Extract the lines of the material below, beginning with the first and ending with the line that holds "import plotly.graph_objects as go". Skip every picture.

>> START Information provided

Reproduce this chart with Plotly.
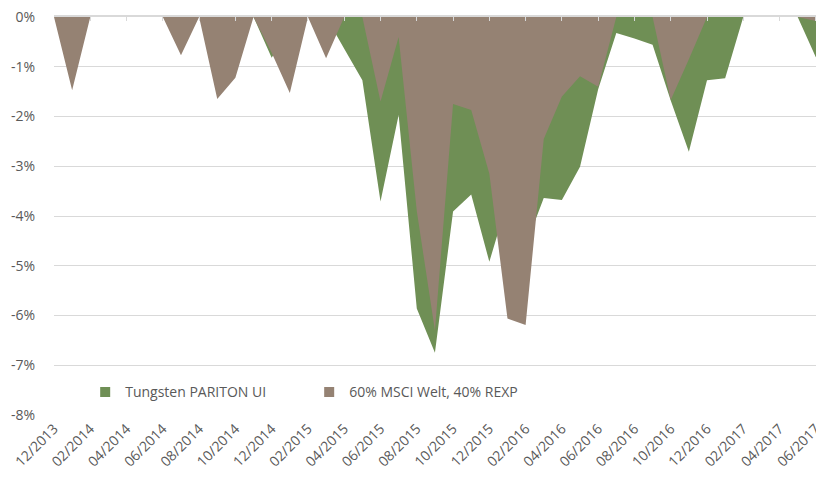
import plotly.graph_objects as go

months = ["12/2013", "01/2014", "02/2014", "03/2014", "04/2014", "05/2014", "06/2014",
          "07/2014", "08/2014", "09/2014", "10/2014", "11/2014", "12/2014", "01/2015",
          "02/2015", "03/2015", "04/2015", "05/2015", "06/2015", "07/2015", "08/2015",
          "09/2015", "10/2015", "11/2015", "12/2015", "01/2016", "02/2016", "03/2016",
          "04/2016", "05/2016", "06/2016", "07/2016", "08/2016", "09/2016", "10/2016",
          "11/2016", "12/2016", "01/2017", "02/2017", "03/2017", "04/2017", "05/2017",
          "06/2017", "07/2017"]

tungsten = [0, 0, 0, 0, 0, 0, 0, 0, 0, 0, 0,
            0, -0.82, -0.2, 0, 0, -0.64, -1.27, -3.71, -1.97, -5.86,
            -6.75, -3.91, -3.57, -4.92, -3.7, -4.6, -3.64, -3.68, -3.01, -1.45,
            -0.32, -0.43, -0.56, -1.68, -2.71, -1.27, -1.23, 0, 0, 0,
            0, -0.81, 0]

benchmark = [0, -1.47, 0, 0, 0, 0, 0, -0.77, 0, -1.65, -1.22,
             0, -0.72, -1.53, 0, -0.83, 0, 0, -1.70, -0.40, -3.9,
             -6.3, -1.75, -1.87, -3.15, -6.06, -6.19, -2.45, -1.60, -1.19, -1.40,
             0, 0, 0, -1.67, -0.85, 0, 0, 0, 0, 0,
             0, -0.08, 0]

series_names = ["Tungsten PARITON UI", "60% MSCI Welt, 40% REXP"]
colors = ["#6f8f55", "#958273"]

x_tick_labels = months[0:43:2]
y_tick_vals = [0, -1, -2, -3, -4, -5, -6, -7, -8]
y_tick_text = ["0%", "-1%", "-2%", "-3%", "-4%", "-5%", "-6%", "-7%", "-8%"]

FONT = "Open Sans"
GREY = "#595959"

fig = go.Figure()
for vals, col in zip([tungsten, benchmark], colors):
    fig.add_trace(go.Scatter(x=months, y=vals, mode="none", fill="tozeroy",
                             fillcolor=col, showlegend=False, hoverinfo="skip"))

# legend entries
for name, col in zip(series_names, colors):
    fig.add_trace(go.Scatter(x=[None], y=[None], mode="markers", name=name,
                             marker=dict(symbol="square", size=10, color=col)))

# invisible trace for the top (zero) category axis
fig.add_trace(go.Scatter(x=months, y=tungsten, xaxis="x2", mode="lines",
                         line=dict(width=0), opacity=0, showlegend=False,
                         hoverinfo="skip"))

# the page body has an 8px margin, so the figure is sized to fit the window
fig.update_layout(
    width=816, height=475,
    margin=dict(l=46, r=0, t=9, b=68),
    paper_bgcolor="white", plot_bgcolor="white",
    font=dict(family=FONT, size=14, color=GREY),
    xaxis=dict(type="category", range=[0, 42.45], tickmode="array",
               tickvals=x_tick_labels, ticktext=x_tick_labels, tickangle=-45,
               showgrid=False, showline=False, ticks="", zeroline=False,
               automargin=False, ticklabelstandoff=2, ticklabeloverflow="allow",
               tickfont=dict(size=14, color=GREY)),
    xaxis2=dict(type="category", overlaying="x", side="top", anchor="y",
                range=[0, 42.45], tickmode="array", tickvals=x_tick_labels,
                showticklabels=False, ticks="inside", ticklen=4,
                tickcolor="#d9d9d9", tickwidth=1.3, showline=True,
                linecolor="#d9d9d9", linewidth=1.5, showgrid=False,
                automargin=False),
    yaxis=dict(range=[-8, 0], tickmode="array", tickvals=y_tick_vals,
               ticktext=y_tick_text, showgrid=True, gridcolor="#d9d9d9",
               gridwidth=1.3, zeroline=False, showline=False, ticks="",
               automargin=False, ticklabeloverflow="allow",
               ticklabelstandoff=18, tickfont=dict(size=14, color=GREY)),
    legend=dict(orientation="h", x=0.0405, y=0.057, xanchor="left", yanchor="middle",
                font=dict(size=14, color=GREY), bgcolor="rgba(0,0,0,0)",
                entrywidth=179, itemclick=False),
    showlegend=True,
)

fig.write_html("out.html")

>> END Information provided

◆ Expected output ◆
Reproduce this chart with Plotly.
import plotly.graph_objects as go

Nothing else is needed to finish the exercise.